Review: Bullet Sorrow VR
Great in parts, decidedly less so in others.
If you’re a fan of traditional shooting videogames and you come over to the world of virtual reality (VR) you’ll be well catered for, in some respect too well catered for, as there’s just so many. Which has its plus and minus’s, namely being the genre works very well in VR – if you hadn’t already realised by now – but a title needs to be good to get any recognition. So that brings us to Bullet Sorrow VR by VikingVRStudio, a through and through arcade first-person shooter (FPS). The question is should you pay any interest to another gun filled experience? Well it’s good but not faultless.
Bullet Sorrow VR comes at a time on Oculus Rift and HTC Vive (this review was on the HTC Vive), when FPS juggernauts like Epic Games’ Robo Recall and Survios’ Raw Data showcase what can be achieved with current VR technology, and what players are starting to expect from these type of experiences. When Bullet Sorrow VR first launched on Steam Early Access it was a pure multiplayer title, pitting opponents against each other in arenas with an assortment of weaponry. Now though, the videogame has been expanded to include four single-player missions which has certainly served it well.

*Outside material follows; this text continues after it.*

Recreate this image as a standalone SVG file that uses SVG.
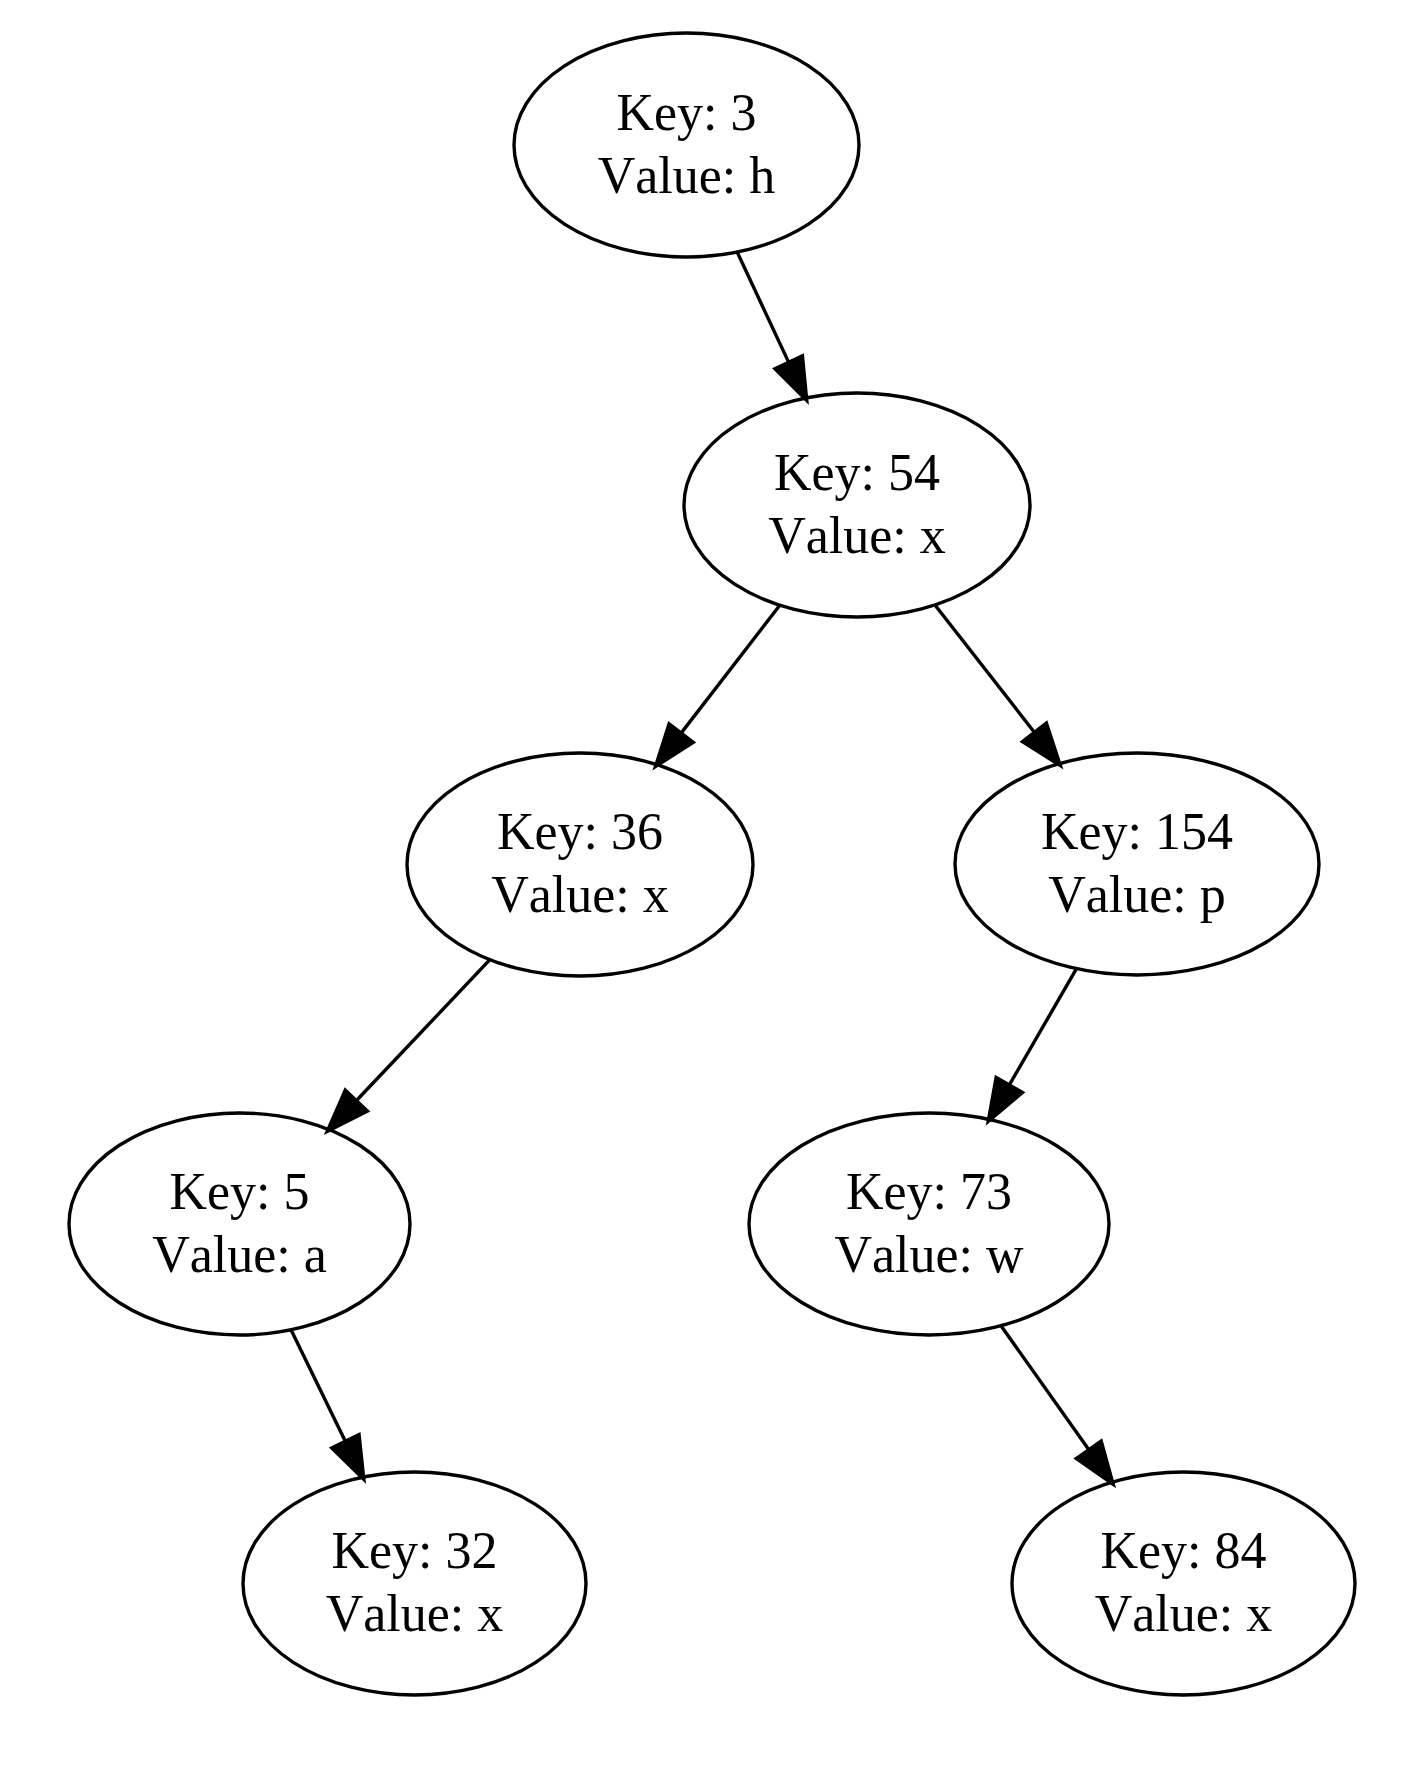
<svg xmlns="http://www.w3.org/2000/svg" width="1401" height="1767" viewBox="0 0 1401 1767">
<style>
.node ellipse{fill:none;stroke:#000;stroke-width:3.4}
.node text{font-family:"Liberation Serif","Times New Roman",serif;font-size:52px;font-kerning:none;fill:#000;text-anchor:middle}
.edge line{stroke:#000;stroke-width:3.4}
.edge polygon{fill:#000;stroke:#000;stroke-width:3;stroke-linejoin:miter}
</style>
<rect width="1401" height="1767" fill="#fff"/>
<g id="connectors">
<g class="edge"><line x1="737.2" y1="252.1" x2="788.6" y2="362.1"/><polygon points="807,401 774.6,368.7 802.6,355.5"/></g>
<g class="edge"><line x1="779.8" y1="605.2" x2="681.3" y2="732.9"/><polygon points="655.1,767 669,723.5 693.6,742.4"/></g>
<g class="edge"><line x1="935" y1="605" x2="1034.3" y2="732.2"/><polygon points="1060.7,766.1 1022.1,741.7 1046.5,722.7"/></g>
<g class="edge"><line x1="489.9" y1="959.7" x2="356.5" y2="1100.5"/><polygon points="326.9,1131.7 345.2,1089.8 367.8,1111.2"/></g>
<g class="edge"><line x1="1076.5" y1="968.7" x2="1009.4" y2="1084.8"/><polygon points="987.9,1122 996,1077 1022.8,1092.5"/></g>
<g class="edge"><line x1="291" y1="1329.8" x2="345.3" y2="1441.2"/><polygon points="364.1,1479.9 331.4,1448 359.2,1434.4"/></g>
<g class="edge"><line x1="1001" y1="1325.7" x2="1088.7" y2="1449.6"/><polygon points="1113.5,1484.7 1076,1458.6 1101.3,1440.6"/></g>
</g>
<g id="node3" class="node"><ellipse cx="686.5" cy="145" rx="172.5" ry="112"/><text x="686.5" y="130">Key: 3</text><text x="686.5" y="193">Value: h</text></g>
<g id="node54" class="node"><ellipse cx="857" cy="505" rx="173" ry="112"/><text x="857" y="490">Key: 54</text><text x="857" y="553">Value: x</text></g>
<g id="node36" class="node"><ellipse cx="580" cy="864.5" rx="173" ry="111.5"/><text x="580" y="849">Key: 36</text><text x="580" y="912">Value: x</text></g>
<g id="node154" class="node"><ellipse cx="1137" cy="864" rx="182" ry="111"/><text x="1137" y="849">Key: 154</text><text x="1137" y="912">Value: p</text></g>
<g id="node5" class="node"><ellipse cx="239.5" cy="1224" rx="170.5" ry="111"/><text x="239.5" y="1209">Key: 5</text><text x="239.5" y="1272">Value: a</text></g>
<g id="node73" class="node"><ellipse cx="929" cy="1224" rx="180" ry="111"/><text x="929" y="1209">Key: 73</text><text x="929" y="1272">Value: w</text></g>
<g id="node32" class="node"><ellipse cx="414.5" cy="1583.5" rx="171.5" ry="111.5"/><text x="414.5" y="1568">Key: 32</text><text x="414.5" y="1631">Value: x</text></g>
<g id="node84" class="node"><ellipse cx="1183.5" cy="1583.5" rx="171.5" ry="111.5"/><text x="1183.5" y="1568">Key: 84</text><text x="1183.5" y="1631">Value: x</text></g>
</svg>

This review is going to concentrate on the gameplay and single-player aspect of Bullet Sorrow VR for one sole reason, trying to get a multiplayer match just didn’t happen, either no one was online or the server kept crashing which meant having to constantly wait for it to refresh. Not a good start, and this would be a major issue if VikingVRStudio hadn’t added some solo levels. But this isn’t exactly uncommon in VR, with its small (but growing) user base, multiplayer only titles aren’t always the wisest move – videogames like EVE: Valkyrie do buck that trend.
So what’s the single-player like? Quite frankly Bullet Sorrow VR is a fantastic VR experience for an arcade style shooter. There are three story levels with a wave zombie one for good measure. Armed with two unlimited ammo pistols (they still need reloading), you teleport through the areas vanquishing enemies by the dozen. There are no ammo belts or items to store in a backpack, just guns, more guns, and some less than clever opponents. Yes the first issue you’ll likely notice with the enemies are that they tend to be a bit stupid, running to one spot and staying there, unless they have shields – then you just shoot their feet. They will use cover, but there’s no flanking or other tactics to worry about, the levels are very linear, so apart from several larger areas it’s fairly easy to know where they’ll come from.
As you progress you’ll come across other guns – sub-machine guns, assault rifles, grenade launchers and so on – which can’t be reloaded, once the ammo is gone your pistols come back. In fact the pistols are probably the best guns in Bullet Sorrow VR, being fast, quick to reload and very accurate. You’ll also come across stationary machine gun emplacements – these are super fun. Also available to pick up are health packs when the screen starts going really red and you get a warning, but there’s no health indicator, which is good for immersion, but bad when fighting lots of enemies, especially bosses.
And that’s something you don’t often get to see in VR titles, actual boss battles, just one on one with some hulking over powered monstrosity. Luckily you have an ace up your sleeve and that’s a slow-motion, bullet-time ability that can be used when most needed – although it does need to recharge after every use. This gives you some breathing room when it looks like you’re about to be turned into a sieve with bullets, getting a better angle to gun down enemies, reload, or time to grab a nearby health pack.
What Bullet Sorrow VR does well is create a no-holds barred, bullet rich, shooting experience. The single-player mode shows you what VikingVRStudio is capable of, there’s just not enough of it. The multiplayer mode is the core experience in Bullet Sorrow VR, which means if you can find a match then great, the rest of the time you’ve got half a videogame.